- Occupation: Mathematician
- Known for: former president of the Mathematical Society of the Philippines

Academic background
- Education: University of the Philippines Diliman University of Essen Waseda University
- Alma mater: University of the Philippines Diliman

= Marian P. Roque =

Filipina mathematician

Marian P. Roque is a Filipina mathematician. She was the president of the Mathematical Society of the Philippines, a professor in the Institute of Mathematics of the University of the Philippines Diliman, and former Director of the Institute of Mathematics. Her mathematical specialty is the theory of partial differential equations.

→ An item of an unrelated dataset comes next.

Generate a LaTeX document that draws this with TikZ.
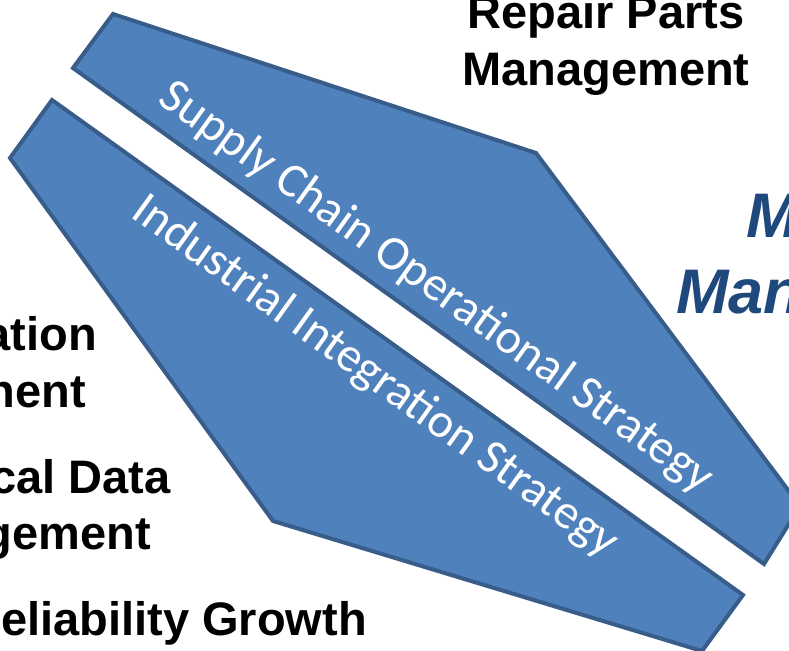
\documentclass[tikz,border=0pt]{standalone}
\usepackage{fontspec}
\setmainfont{Liberation Sans}
\newfontfamily\panelfont{Carlito}
\usepackage{xcolor}
\usepackage{tikz}

\definecolor{panelfill}{HTML}{4F81BD}
\definecolor{paneledge}{HTML}{385D8A}
\definecolor{headblue}{HTML}{1F497D}

\tikzset{
  panel/.style={fill=panelfill, draw=paneledge, line width=4pt},
  paneltext/.style={text=white, font=\panelfont\fontsize{48.5}{58}\selectfont, rotate=-35.7, inner sep=0pt},
  blacklabel/.style={font=\bfseries\fontsize{47}{56}\selectfont, inner sep=0pt, anchor=base},
  blacklabelr/.style={font=\bfseries\fontsize{47}{56}\selectfont, inner sep=0pt, anchor=base east},
  bluelabel/.style={text=headblue, font=\bfseries\itshape\fontsize{63}{76}\selectfont, inner sep=0pt, anchor=base west},
}

\begin{document}
\begin{tikzpicture}[x=1pt,y=-1pt]
\useasboundingbox (0,0) rectangle (789,650);
\filldraw[panel] (113,14) -- (536,153) -- (800,506) -- (764,564) -- (73,68) -- cycle;
\filldraw[panel] (52,100) -- (743,595) -- (702,651) -- (273,521) -- (10,158) -- cycle;
\node[paneltext] (supply) at (436,288) {Supply Chain Operational Strategy};
\node[paneltext] (industrial) at (375,377) {Industrial Integration Strategy};
%
\node[blacklabel] (repair) at (606,29) {Repair Parts};
\node[blacklabel] (repairmgt) at (606,86) {Management};
\node[bluelabel] (matl) at (746,237) {M};
\node[bluelabel] (matlmgt) at (676,313) {Man};
%
\node[blacklabelr] (config) at (97,350) {ation};
\node[blacklabelr] (configmgt) at (86,407) {nent};
\node[blacklabelr] (techdata) at (171,493) {cal Data};
\node[blacklabelr] (techmgt) at (151,549) {gement};
\node[blacklabelr] (relgrowth) at (367,635) {eliability Growth};
\end{tikzpicture}
\end{document}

Roque's interest in a career in Mathematics began in her grade school participation in the first National Quiz Bee. She continued her studies in mathematics at the University of the Philippines Diliman, where she earned her bachelor's (1986), master's (1989), and doctoral degrees (1996). Through the Sandwich Scholarship Program, she did her research work for her dissertation at the University of Essen, where she studied under Bernd Schultze. While studying in Germany, she faced discrimination due to her gender and nationality. She then completed a postdoctoral fellowship at Waseda University.

With Doina Cioranescu and Patrizia Donato, she is the author of An Introduction to Second Order Partial Differential Equations: Classical and Variational Solutions (World Scientific, 2018).

== Awards ==

- 2012: Gawad Tsanselor para sa Natatanging Guro
- 2014-2016: UP Scientist
- 2016: National Research Council of the Philippines Outstanding Achievement Award.